Chicago trophy, engraving shop owners talk business

Chicago trophy, engraving shop owners talk business

What services do you offer?

Vyverberg: "We're a full-line awards store with engraving services."

Meell: "Mostly awards, but we do a few gifts and some engravings."

Redd: "We do engraving, acrylic plaques, trophies, name plates, name badges, sublimation, T-shirts and banners."


What's your most popular service?

Vyverberg: "Awards for all different occasions."

Meell: "Awards, because of the quality and service."

Redd: "Acrylic awards."

Why should people choose you over an online company?

Vyverberg: "With us, you get service, speed and community partnership."

Meell: "You know what you're getting, and if there's a mistake, it's a quick fix.
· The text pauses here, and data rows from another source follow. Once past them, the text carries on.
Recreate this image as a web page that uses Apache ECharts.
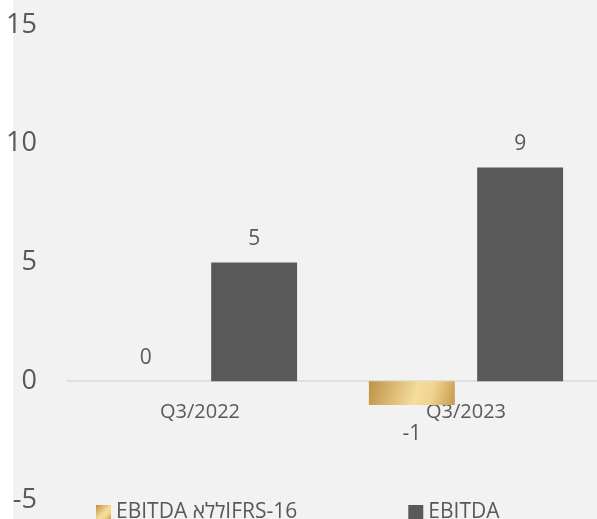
<!DOCTYPE html>
<html>
<head>
<meta charset="utf-8">
<script src="https://cdn.jsdelivr.net/npm/echarts@6/dist/echarts.min.js"></script>
<style>
  html, body { margin: 0; padding: 0; background: #fff; }
  #chart {
    width: 597px;
    height: 519px;
    background: linear-gradient(to right, #ffffff 13px, #f2f2f2 13px);
  }
</style>
</head>
<body>
<div id="chart"></div>
<script>
  // data
  var categories = ['Q3/2022', 'Q3/2023'];
  var seriesNames = ['EBITDA ללאIFRS-16', 'EBITDA'];
  var ebitdaNoIfrs = [0, -1];
  var ebitda = [5, 9];
  var yTicks = { min: -5, max: 15, interval: 5 };

  var fontFamily = '"Open Sans", "Noto Sans", sans-serif';
  var textColor = '#595959';

  // gold fill for first series
  var gold = new echarts.graphic.LinearGradient(0, 0, 1, 1, [
    { offset: 0, color: '#be9245' },
    { offset: 0.55, color: '#f5dd9c' },
    { offset: 0.72, color: '#f0d48e' },
    { offset: 1, color: '#c39a4b' }
  ]);

  function withLabels(values) {
    return values.map(function (v) {
      return {
        value: v,
        label: v < 0 ? { position: 'bottom', distance: 19 } : { position: 'top', distance: 13 }
      };
    });
  }

  var chart = echarts.init(document.getElementById('chart'));
  var option = {
    animation: false,
    grid: { left: 67, right: -2, top: 25, bottom: 19, outerBoundsMode: 'none', containLabel: false },
    legend: {
      left: 91,
      top: 497,
      itemWidth: 15,
      itemHeight: 15,
      itemGap: 111,
      icon: 'rect',
      textStyle: { color: textColor, fontSize: 21, fontFamily: fontFamily },
      data: seriesNames
    },
    xAxis: {
      type: 'category',
      data: categories,
      position: 'bottom',
      // zero sits 119px above the grid bottom (-5..15 over 475px)
      offset: -119,
      axisLine: { onZero: false, lineStyle: { color: '#d9d9d9', width: 1.5 } },
      axisTick: { alignWithLabel: true, length: 6, lineStyle: { color: '#d9d9d9', width: 1.5 } },
      axisLabel: { color: textColor, fontSize: 20, fontFamily: fontFamily, margin: 21 }
    },
    yAxis: {
      type: 'value',
      min: yTicks.min,
      max: yTicks.max,
      interval: yTicks.interval,
      splitLine: { show: false },
      axisLine: { show: false },
      axisTick: { show: false },
      axisLabel: { color: textColor, fontSize: 27, fontFamily: fontFamily, margin: 30 }
    },
    series: [
      {
        name: seriesNames[0],
        type: 'bar',
        data: withLabels(ebitdaNoIfrs),
        itemStyle: { color: gold },
        barGap: '26%',
        barCategoryGap: '27%',
        label: { show: true, color: textColor, fontSize: 21, fontFamily: fontFamily }
      },
      {
        name: seriesNames[1],
        type: 'bar',
        data: withLabels(ebitda),
        itemStyle: { color: '#595959' },
        barGap: '26%',
        barCategoryGap: '27%',
        label: { show: true, color: textColor, fontSize: 21, fontFamily: fontFamily }
      }
    ]
  };
  chart.setOption(option);
</script>
</body>
</html>
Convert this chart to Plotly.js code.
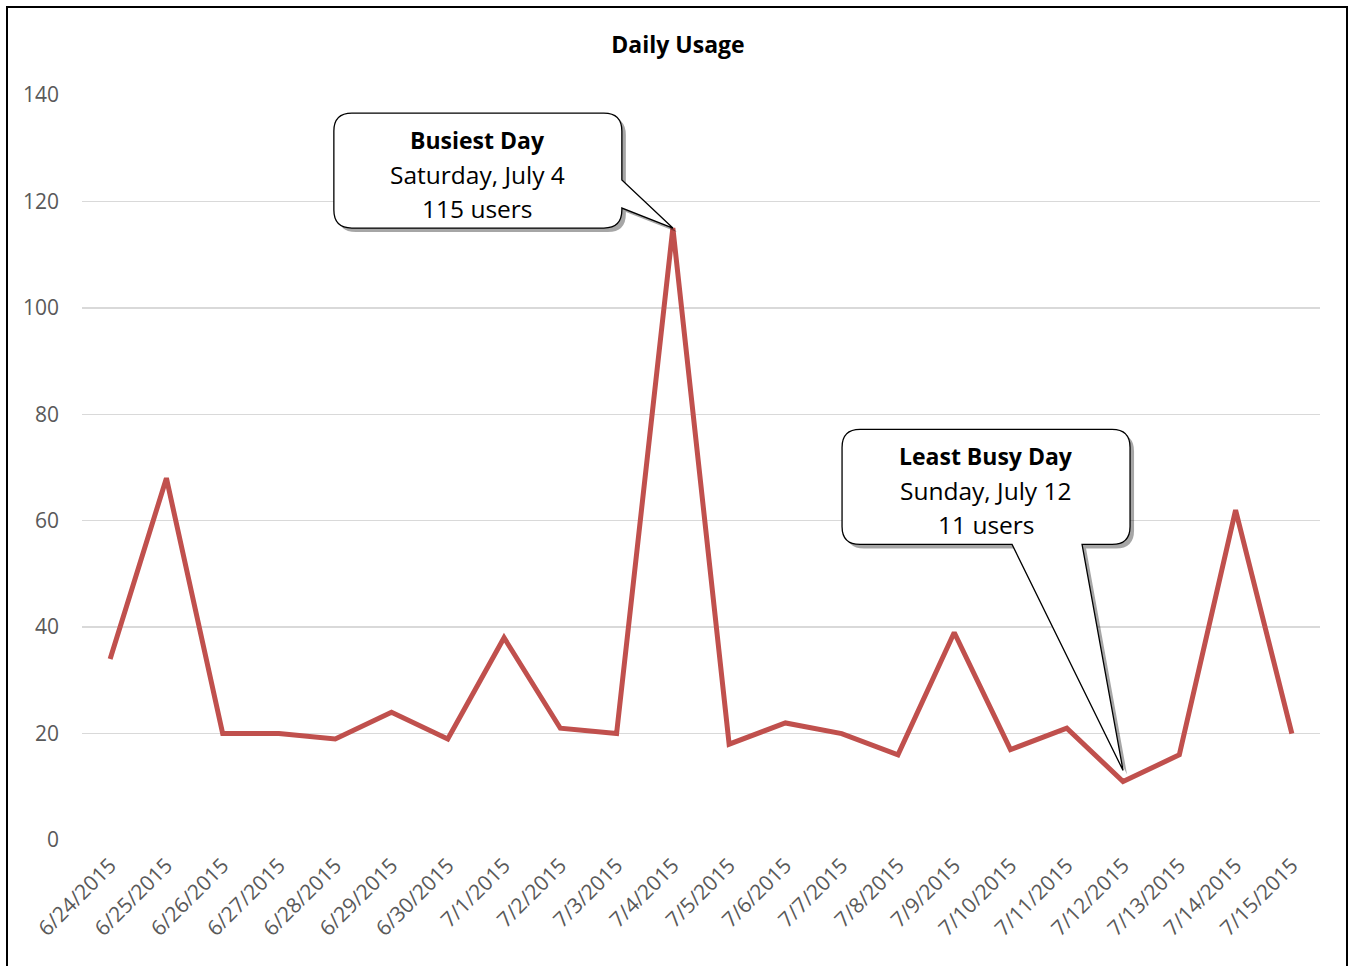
<!DOCTYPE html>
<html>
<head>
<meta charset="utf-8">
<script src="https://cdn.plot.ly/plotly-3.0.1.min.js"></script>
<style>
  html, body { margin: 0; padding: 0; background: #fff; overflow: hidden; }
  #chart { width: 1352px; height: 966px; }
  #frame { position: absolute; left: 6px; top: 6px; width: 1338px; height: 1000px; border: 2px solid #000; pointer-events: none; }
</style>
</head>
<body>
<div id="chart"></div>
<div id="frame"></div>
<script>
const dates = ["6/24/2015","6/25/2015","6/26/2015","6/27/2015","6/28/2015","6/29/2015","6/30/2015",
  "7/1/2015","7/2/2015","7/3/2015","7/4/2015","7/5/2015","7/6/2015","7/7/2015","7/8/2015",
  "7/9/2015","7/10/2015","7/11/2015","7/12/2015","7/13/2015","7/14/2015","7/15/2015"];
const users = [34, 68, 20, 20, 19, 24, 19, 38, 21, 20, 115, 18, 22, 20, 16, 39, 17, 21, 11, 16, 62, 20];
const yTicks = [0, 20, 40, 60, 80, 100, 120, 140];
const busiestText = ["<b>Busiest Day</b>", "Saturday, July 4", "115 users"];
const leastText = ["<b>Least Busy Day</b>", "Sunday, July 12", "11 users"];

const FONT = "'Open Sans', Lato, sans-serif";

const maxIdx = users.indexOf(Math.max(...users));
const minIdx = users.indexOf(Math.min(...users));

function callout1(dx, dy) {
  const L = -339 + dx, R = -51 + dx, T = 115 + dy, B = 0 + dy, r = 18;
  return `M ${L + r},${T} L ${R - r},${T} Q ${R},${T} ${R},${T - r} L ${R},${48 + dy} L ${0 + dx},${0 + dy} L ${R},${20 + dy} L ${R},${B + r} Q ${R},${B} ${R - r},${B} L ${L + r},${B} Q ${L},${B} ${L},${B + r} L ${L},${T - r} Q ${L},${T} ${L + r},${T} Z`;
}
function callout2(dx, dy) {
  const L = -281 + dx, R = 7 + dx, T = 352 + dy, B = 237 + dy, r = 18;
  return `M ${L + r},${T} L ${R - r},${T} Q ${R},${T} ${R},${T - r} L ${R},${B + r} Q ${R},${B} ${R - r},${B} L ${-41 + dx},${B} L ${0 + dx},${11 + dy} L ${-111 + dx},${B} L ${L + r},${B} Q ${L},${B} ${L},${B + r} L ${L},${T - r} Q ${L},${T} ${L + r},${T} Z`;
}

function shapeAt(idx, path, fill, line) {
  return {
    type: 'path', xref: 'x', yref: 'y', xsizemode: 'pixel', ysizemode: 'pixel',
    xanchor: dates[idx], yanchor: users[idx], path: path,
    fillcolor: fill, line: line, layer: 'above'
  };
}

const shapes = [
  shapeAt(maxIdx, callout1(4, -4), 'rgba(0,0,0,0.35)', {width: 0}),
  shapeAt(maxIdx, callout1(0, 0), '#ffffff', {color: '#000', width: 1.3}),
  shapeAt(minIdx, callout2(4, -4), 'rgba(0,0,0,0.35)', {width: 0}),
  shapeAt(minIdx, callout2(0, 0), '#ffffff', {color: '#000', width: 1.3})
];

const annotations = [];
const lineShift1 = [88, 54, 20];
busiestText.forEach((t, i) => annotations.push({
  x: dates[maxIdx], y: users[maxIdx], xref: 'x', yref: 'y', text: t, showarrow: false,
  xshift: -195, yshift: lineShift1[i], xanchor: 'center', yanchor: 'middle',
  font: {family: FONT, size: i === 0 ? 23 : 24.5, color: '#000'}
}));
const lineShift2 = [325, 291, 257];
leastText.forEach((t, i) => annotations.push({
  x: dates[minIdx], y: users[minIdx], xref: 'x', yref: 'y', text: t, showarrow: false,
  xshift: -137, yshift: lineShift2[i], xanchor: 'center', yanchor: 'middle',
  font: {family: FONT, size: i === 0 ? 23 : 24.5, color: '#000'}
}));

const trace = {
  x: dates, y: users, type: 'scatter', mode: 'lines',
  line: {color: '#C0504D', width: 5, shape: 'linear'},
  hoverinfo: 'x+y'
};

const layout = {
  width: 1352, height: 966,
  margin: {l: 82, r: 32, t: 95, b: 126},
  paper_bgcolor: '#fff', plot_bgcolor: '#fff',
  showlegend: false,
  title: {text: '<b>Daily Usage</b>', x: 678 / 1352, xref: 'container', xanchor: 'center',
          y: 1 - 45 / 966, yref: 'container', yanchor: 'middle',
          font: {family: FONT, size: 23, color: '#000'}},
  xaxis: {type: 'category', range: [-0.5, 21.5], showgrid: false, zeroline: false, showline: false,
          ticks: '', tickangle: -45, ticklabelstandoff: 8,
          tickfont: {family: FONT, size: 21, color: '#595959'}},
  yaxis: {range: [0, 140], tickvals: yTicks, showgrid: true, gridcolor: '#D9D9D9', gridwidth: 1.3,
          zeroline: false, showline: false, ticks: '', ticklabelstandoff: 22,
          tickfont: {family: FONT, size: 21, color: '#595959'}},
  shapes: shapes,
  annotations: annotations
};

Plotly.newPlot('chart', [trace], layout, {displayModeBar: false, staticPlot: true});
</script>
</body>
</html>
I just think it's better to deal face-to-face with someone. You get a better product and better service."

Redd: "Because they can see what the items are. A lot of times online companies don't show the true size of an object."


How do you charge for trophies?

Vyverberg: "It depends on their budget and the occasion - there's really no average size or cost."

Meell: "We charge per item by size. The engraving costs vary, but it's generally per letter. An average plaque is about $50, an average trophy would be $20."

Redd: "It's by size. Engraving comes with the trophies. The average size is around 12 inches and they can run anywhere from about $7 to $9, depending on the base."


How far in advance should people place their order?

Vyverberg: "For most of our product line, the production time is around a week."

Meell: "It depends on the size of the order, but generally, one week is sufficient."

Redd: "About five to seven days."


Are trophy shops a dying business?

Vyverberg: "It's still going strong."

Meell: "I don't really think so, although the web has cut down on business. There are three or four shops in the area that are all still in business."

Redd: "It's a seasonal business, but the way the economy is, it could be dying because trophies and awards aren't the first thing on people's minds."


Where do you get most of your business?

Vyverberg: "Probably from organizations. But we do accept walk-in traffic and we'll build you a trophy if you want."

Meell: "Most of our business is corporate. We do a lot of schools next, then the general public."

Redd: "Churches, schools, and then individuals and non-profits."